For the hobby woodworker who perhaps sits at a desk all day and only gets a few hours in the woodshop each week, SketchUp can be a really great tool. Spending your lunch break doing some virtual woodworking can go a long way to giving you that fix we all need. Moreover the beginner still trying to understand which joint to use and when will gain a lot by piecing thing together this way. Maybe this is just the way I build but I usually start with a rectangle that has been push/pulled into a “board”. I then layout my joinery using the tape measure tool and “cut” it with a variety of other tools. This virtual process very closely resembles how I actually build in the wood shop and only serves to strengthen my own process. Whether using power tools or hand tools, layout is always such a key step to tight fitting joints. SketchUp really cements this process and helps you understand where to remove wood to get a good fit. This is all for basic joinery and is really helpful.

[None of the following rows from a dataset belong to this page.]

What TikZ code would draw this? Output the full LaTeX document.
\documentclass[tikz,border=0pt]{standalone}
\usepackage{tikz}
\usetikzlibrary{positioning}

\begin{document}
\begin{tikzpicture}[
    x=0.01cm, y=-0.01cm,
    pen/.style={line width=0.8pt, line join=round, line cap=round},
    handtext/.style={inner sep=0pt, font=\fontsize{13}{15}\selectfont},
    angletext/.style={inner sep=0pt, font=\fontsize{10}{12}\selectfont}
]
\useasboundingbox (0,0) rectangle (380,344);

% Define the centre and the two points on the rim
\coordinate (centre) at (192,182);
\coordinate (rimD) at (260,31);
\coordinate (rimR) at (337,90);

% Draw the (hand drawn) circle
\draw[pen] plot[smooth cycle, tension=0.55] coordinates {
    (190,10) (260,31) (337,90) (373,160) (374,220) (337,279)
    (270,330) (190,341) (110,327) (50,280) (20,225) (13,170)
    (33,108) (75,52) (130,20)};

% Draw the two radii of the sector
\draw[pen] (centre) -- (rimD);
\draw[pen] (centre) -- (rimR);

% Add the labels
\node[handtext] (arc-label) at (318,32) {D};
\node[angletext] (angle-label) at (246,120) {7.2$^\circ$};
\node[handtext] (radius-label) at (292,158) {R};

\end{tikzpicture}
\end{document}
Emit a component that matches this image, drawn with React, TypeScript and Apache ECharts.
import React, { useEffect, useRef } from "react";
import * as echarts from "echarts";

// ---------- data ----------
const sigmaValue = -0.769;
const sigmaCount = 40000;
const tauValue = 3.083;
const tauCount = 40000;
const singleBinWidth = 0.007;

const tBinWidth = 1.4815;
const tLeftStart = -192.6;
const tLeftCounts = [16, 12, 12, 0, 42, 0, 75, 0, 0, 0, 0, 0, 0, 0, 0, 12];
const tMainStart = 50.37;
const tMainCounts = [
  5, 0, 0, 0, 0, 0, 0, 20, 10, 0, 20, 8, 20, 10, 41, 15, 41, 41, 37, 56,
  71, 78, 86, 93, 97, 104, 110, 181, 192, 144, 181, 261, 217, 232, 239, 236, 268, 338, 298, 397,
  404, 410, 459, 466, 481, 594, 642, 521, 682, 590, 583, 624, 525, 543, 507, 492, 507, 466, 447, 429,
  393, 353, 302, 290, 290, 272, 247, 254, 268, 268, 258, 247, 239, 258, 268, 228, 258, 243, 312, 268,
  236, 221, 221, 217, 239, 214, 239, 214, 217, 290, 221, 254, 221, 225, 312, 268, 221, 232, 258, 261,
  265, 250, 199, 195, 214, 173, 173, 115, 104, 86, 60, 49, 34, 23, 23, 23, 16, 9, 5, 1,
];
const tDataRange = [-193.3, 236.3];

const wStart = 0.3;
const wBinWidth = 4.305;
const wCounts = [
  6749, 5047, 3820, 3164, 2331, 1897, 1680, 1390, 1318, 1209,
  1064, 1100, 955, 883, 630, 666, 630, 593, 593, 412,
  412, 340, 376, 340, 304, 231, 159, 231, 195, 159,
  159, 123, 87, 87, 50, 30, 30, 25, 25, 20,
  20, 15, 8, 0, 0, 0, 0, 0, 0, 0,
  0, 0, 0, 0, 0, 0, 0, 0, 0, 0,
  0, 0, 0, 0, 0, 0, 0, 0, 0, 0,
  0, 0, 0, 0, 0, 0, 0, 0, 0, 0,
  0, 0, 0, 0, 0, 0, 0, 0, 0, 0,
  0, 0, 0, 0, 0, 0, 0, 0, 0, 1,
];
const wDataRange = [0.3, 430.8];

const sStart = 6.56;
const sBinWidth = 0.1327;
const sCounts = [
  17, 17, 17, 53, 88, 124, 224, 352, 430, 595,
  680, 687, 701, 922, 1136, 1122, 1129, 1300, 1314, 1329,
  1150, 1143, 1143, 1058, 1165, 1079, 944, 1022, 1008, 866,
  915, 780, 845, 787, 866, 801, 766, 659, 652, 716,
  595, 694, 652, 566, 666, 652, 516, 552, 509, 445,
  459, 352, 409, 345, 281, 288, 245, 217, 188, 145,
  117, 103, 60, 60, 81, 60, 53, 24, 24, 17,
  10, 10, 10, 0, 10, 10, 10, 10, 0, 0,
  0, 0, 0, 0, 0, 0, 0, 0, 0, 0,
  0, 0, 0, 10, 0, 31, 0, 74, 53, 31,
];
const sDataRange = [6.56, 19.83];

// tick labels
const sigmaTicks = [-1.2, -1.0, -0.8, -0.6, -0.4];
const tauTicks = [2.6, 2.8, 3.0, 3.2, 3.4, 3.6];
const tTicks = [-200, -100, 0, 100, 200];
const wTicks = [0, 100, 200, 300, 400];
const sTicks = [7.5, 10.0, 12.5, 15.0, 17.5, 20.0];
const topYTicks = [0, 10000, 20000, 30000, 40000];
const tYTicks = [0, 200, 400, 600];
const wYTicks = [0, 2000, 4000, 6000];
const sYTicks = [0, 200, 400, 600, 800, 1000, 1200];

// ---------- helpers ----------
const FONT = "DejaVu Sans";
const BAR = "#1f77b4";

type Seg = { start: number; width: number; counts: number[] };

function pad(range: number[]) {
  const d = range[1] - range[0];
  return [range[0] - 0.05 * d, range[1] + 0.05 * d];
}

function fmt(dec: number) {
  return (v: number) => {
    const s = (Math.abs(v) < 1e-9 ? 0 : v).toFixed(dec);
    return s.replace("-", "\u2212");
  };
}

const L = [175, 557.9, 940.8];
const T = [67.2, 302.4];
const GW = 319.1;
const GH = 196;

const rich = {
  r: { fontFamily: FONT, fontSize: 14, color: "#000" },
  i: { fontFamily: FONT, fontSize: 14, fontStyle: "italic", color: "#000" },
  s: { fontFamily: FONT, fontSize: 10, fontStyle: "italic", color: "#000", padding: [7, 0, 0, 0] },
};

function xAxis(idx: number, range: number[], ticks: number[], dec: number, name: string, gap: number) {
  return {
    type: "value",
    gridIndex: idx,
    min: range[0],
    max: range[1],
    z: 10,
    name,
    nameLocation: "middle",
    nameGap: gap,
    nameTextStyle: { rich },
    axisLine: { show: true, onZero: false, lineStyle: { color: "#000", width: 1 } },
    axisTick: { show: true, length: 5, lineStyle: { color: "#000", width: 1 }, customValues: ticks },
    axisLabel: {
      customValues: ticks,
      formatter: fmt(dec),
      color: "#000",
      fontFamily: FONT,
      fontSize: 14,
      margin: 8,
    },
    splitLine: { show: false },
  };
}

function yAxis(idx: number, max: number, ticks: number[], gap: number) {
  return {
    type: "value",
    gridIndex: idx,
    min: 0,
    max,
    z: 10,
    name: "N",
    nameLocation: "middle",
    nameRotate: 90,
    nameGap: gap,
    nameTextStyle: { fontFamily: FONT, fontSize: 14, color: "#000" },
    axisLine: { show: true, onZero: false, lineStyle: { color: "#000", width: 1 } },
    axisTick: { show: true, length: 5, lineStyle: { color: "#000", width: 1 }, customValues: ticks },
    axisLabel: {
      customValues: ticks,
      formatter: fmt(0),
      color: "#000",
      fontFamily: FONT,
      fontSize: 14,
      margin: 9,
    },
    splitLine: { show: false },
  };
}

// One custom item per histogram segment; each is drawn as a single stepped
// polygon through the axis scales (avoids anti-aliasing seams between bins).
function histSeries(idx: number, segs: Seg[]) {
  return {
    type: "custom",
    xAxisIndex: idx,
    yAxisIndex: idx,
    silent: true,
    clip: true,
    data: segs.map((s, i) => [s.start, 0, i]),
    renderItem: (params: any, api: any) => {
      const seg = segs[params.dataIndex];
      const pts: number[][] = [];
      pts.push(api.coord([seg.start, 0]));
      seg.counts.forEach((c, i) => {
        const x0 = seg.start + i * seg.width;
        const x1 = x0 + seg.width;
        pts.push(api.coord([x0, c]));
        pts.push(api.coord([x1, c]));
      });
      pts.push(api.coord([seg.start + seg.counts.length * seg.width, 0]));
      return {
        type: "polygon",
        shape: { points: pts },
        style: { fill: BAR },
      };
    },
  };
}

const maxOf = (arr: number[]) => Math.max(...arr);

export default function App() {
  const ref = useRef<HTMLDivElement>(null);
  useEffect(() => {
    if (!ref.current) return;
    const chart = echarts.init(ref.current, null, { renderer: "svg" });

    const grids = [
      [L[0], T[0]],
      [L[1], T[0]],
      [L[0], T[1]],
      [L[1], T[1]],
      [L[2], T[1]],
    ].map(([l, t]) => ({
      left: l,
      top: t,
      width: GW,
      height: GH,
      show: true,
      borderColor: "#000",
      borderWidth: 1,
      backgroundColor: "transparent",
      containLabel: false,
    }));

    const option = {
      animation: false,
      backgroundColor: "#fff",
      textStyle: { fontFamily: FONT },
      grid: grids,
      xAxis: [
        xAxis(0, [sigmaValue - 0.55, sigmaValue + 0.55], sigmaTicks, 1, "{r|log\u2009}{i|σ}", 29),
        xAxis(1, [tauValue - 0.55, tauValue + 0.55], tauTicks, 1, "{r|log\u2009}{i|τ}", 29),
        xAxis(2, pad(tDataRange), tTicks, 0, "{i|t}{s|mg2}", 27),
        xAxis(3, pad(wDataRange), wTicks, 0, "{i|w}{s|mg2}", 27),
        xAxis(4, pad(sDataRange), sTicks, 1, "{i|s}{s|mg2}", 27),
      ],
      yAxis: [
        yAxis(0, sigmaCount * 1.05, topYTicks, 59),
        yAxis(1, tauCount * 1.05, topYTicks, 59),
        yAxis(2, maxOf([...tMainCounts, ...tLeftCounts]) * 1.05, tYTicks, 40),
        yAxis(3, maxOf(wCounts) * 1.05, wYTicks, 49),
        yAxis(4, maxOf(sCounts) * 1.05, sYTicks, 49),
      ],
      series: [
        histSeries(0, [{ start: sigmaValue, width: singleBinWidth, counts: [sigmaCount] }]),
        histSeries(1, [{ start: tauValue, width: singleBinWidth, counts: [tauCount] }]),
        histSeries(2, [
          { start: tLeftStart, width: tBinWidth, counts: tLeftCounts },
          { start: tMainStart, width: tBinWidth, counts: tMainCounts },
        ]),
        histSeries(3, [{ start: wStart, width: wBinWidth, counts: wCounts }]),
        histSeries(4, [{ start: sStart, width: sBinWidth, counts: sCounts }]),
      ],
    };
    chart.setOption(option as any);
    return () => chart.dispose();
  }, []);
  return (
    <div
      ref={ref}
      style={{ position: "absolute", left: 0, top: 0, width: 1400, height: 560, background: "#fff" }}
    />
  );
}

Now imagine you are creating something entirely new with a joinery method you haven’t used before. I’m designing a tool box for Semester 4 of my Hand Tool School that incorporates compound angle dovetails. Cutting these with hand tools is no different than a standard dovetail joint. Saw to the line, transfer to the mating board and repeat. The hard part is laying out the angles on the first board. Maybe I’m geometrically challenged but wrapping my head around this joint is making me cross eyed. 15 minutes in SketchUp and I know not only know how to lay out the joint, but why I do it that way and how to repeat it in the shop.  This is a topic for another post.

This presents a very fine line to tread. SketchUp can solve many woodworking problems while working to create more if we don’t shut it down and get down to the shop. In many ways SketchUp is like a woodworking video game that can suck up many many hours of shop time. Of course all those years of playing Duck Hunt served me pretty well the first time I went to a shooting range.